I noticed that! I was like "Why did you put in trimmers if you aren't using them in the slightest on a bit of precision test equipment?", maybe mine is just PERFECT aside from half of the components are disintegrating!
Although -- at least ideally -- you want to design your equipment so, even if
every single trimmer is adjusted to its extremes, the circuit still works. Maybe not within nameplate spec, but within a looser (design) spec. And certainly doesn't destroy itself.
An example would be, a voltage sense circuit which is built with 1% resistors -- so it has 2% worst case error -- that's trimmed to 0.1%, say. Even with the trimmer off in la-la land, it's still usable, and not particularly dangerous.

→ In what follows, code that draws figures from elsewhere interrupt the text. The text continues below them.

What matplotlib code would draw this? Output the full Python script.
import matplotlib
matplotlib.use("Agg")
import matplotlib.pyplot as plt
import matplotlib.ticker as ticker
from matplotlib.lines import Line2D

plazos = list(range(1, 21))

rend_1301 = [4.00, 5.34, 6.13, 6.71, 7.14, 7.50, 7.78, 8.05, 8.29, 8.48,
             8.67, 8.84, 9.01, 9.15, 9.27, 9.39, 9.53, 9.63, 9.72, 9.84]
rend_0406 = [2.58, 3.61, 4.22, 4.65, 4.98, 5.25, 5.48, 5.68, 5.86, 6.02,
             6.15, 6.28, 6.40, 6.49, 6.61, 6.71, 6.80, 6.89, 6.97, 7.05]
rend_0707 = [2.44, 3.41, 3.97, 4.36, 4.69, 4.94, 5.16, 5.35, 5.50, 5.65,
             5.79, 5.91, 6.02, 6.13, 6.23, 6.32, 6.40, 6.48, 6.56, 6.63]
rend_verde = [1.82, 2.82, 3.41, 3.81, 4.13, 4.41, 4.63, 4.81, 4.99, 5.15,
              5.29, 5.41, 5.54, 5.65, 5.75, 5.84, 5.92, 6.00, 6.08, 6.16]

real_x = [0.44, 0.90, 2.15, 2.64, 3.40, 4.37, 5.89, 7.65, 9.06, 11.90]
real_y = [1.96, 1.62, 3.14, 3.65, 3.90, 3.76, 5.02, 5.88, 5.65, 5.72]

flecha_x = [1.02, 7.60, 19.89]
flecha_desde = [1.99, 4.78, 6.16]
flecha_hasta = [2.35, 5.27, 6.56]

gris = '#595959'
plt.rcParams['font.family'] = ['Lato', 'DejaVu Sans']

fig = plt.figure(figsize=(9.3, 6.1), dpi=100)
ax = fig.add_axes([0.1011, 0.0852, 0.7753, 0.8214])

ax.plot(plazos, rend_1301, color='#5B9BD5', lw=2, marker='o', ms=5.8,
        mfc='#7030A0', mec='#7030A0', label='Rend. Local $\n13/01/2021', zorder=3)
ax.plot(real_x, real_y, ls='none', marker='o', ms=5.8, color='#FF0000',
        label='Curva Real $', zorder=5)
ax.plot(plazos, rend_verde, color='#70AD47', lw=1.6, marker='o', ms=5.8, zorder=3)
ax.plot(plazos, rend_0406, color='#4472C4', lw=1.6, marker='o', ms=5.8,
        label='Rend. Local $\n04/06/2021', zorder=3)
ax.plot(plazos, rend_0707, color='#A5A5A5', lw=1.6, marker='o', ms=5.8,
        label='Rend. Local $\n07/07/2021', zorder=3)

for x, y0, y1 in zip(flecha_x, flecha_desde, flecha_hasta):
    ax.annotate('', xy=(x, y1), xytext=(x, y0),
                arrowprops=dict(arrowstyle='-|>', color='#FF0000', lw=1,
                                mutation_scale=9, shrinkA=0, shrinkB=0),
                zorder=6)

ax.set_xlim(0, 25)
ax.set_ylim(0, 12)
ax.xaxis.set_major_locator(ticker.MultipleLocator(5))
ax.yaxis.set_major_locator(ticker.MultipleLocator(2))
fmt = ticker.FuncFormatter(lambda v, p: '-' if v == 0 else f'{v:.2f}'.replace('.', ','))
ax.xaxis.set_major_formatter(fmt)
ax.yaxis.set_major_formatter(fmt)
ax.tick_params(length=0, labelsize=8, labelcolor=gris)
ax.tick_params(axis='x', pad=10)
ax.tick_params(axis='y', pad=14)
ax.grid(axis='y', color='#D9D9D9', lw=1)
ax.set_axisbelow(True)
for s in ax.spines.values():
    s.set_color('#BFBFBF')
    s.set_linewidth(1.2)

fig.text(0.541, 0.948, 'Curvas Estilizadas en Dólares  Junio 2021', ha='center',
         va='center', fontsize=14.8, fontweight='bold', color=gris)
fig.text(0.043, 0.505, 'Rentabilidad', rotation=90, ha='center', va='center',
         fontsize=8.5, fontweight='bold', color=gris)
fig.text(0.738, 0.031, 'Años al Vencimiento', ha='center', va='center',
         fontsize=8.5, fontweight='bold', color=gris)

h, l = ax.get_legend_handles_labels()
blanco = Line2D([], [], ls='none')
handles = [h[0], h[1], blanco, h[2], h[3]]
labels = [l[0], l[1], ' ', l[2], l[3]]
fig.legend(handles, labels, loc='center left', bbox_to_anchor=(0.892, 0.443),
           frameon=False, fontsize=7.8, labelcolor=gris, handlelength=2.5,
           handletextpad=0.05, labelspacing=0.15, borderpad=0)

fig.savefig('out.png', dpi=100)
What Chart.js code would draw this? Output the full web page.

Whereas, the idiot-mode "I don't know what resistor to use, TRIMMERS FOR EVERYONE!" approach might replace one 1.00k voltage divider resistor with a 10k 10-turn pot: in that case, being off by a factor of 10 (or worse, since the pot can go all the way to zero!) could destroy the circuit! (Suppose the divider is within a feedback loop, and turning it all the way to zero causes the device to deliver full power -- it never gets to know what the voltage actually is, in a reasonable sense, and has no way to protect itself, if it has any protection circuits at all!)
So, I wouldn't be surprised if your generator was designed with the former, rather than the latter, in mind. It could very well be a "trimmer for everyone" situation, though... in which case, good luck calibrating it without a procedure (and, perhaps, even with..).
Oddly, there is a giant poly film cap (the big yellow ones which look like layers of paper) rated for 250V way far away from the power supply. I think it is wired into the output in some way, but I haven't traced it out yet. No idea why there would even be high voltage on the board at all aside from the 24V for the HV output and probably op-amps.
That's not uncommon. I think my Wavetek has 100-250V caps in it for timing -- the 10uF for the lowest range is, well, pretty obvious!
The primary design decision there is, polypropylene (or slightly better yet, teflon or polystyrene) is a low loss and low absorption dielectric, so it makes a good timing capacitor. Large values in low voltage ratings are uncommon -- and not necessarily desirable anyway (stability, accuracy, electrostriction / piezoelectricity, etc.), hence the oddly huge values.
Unless there is actually a vacuum tube in there and it's filtering a 200V rail.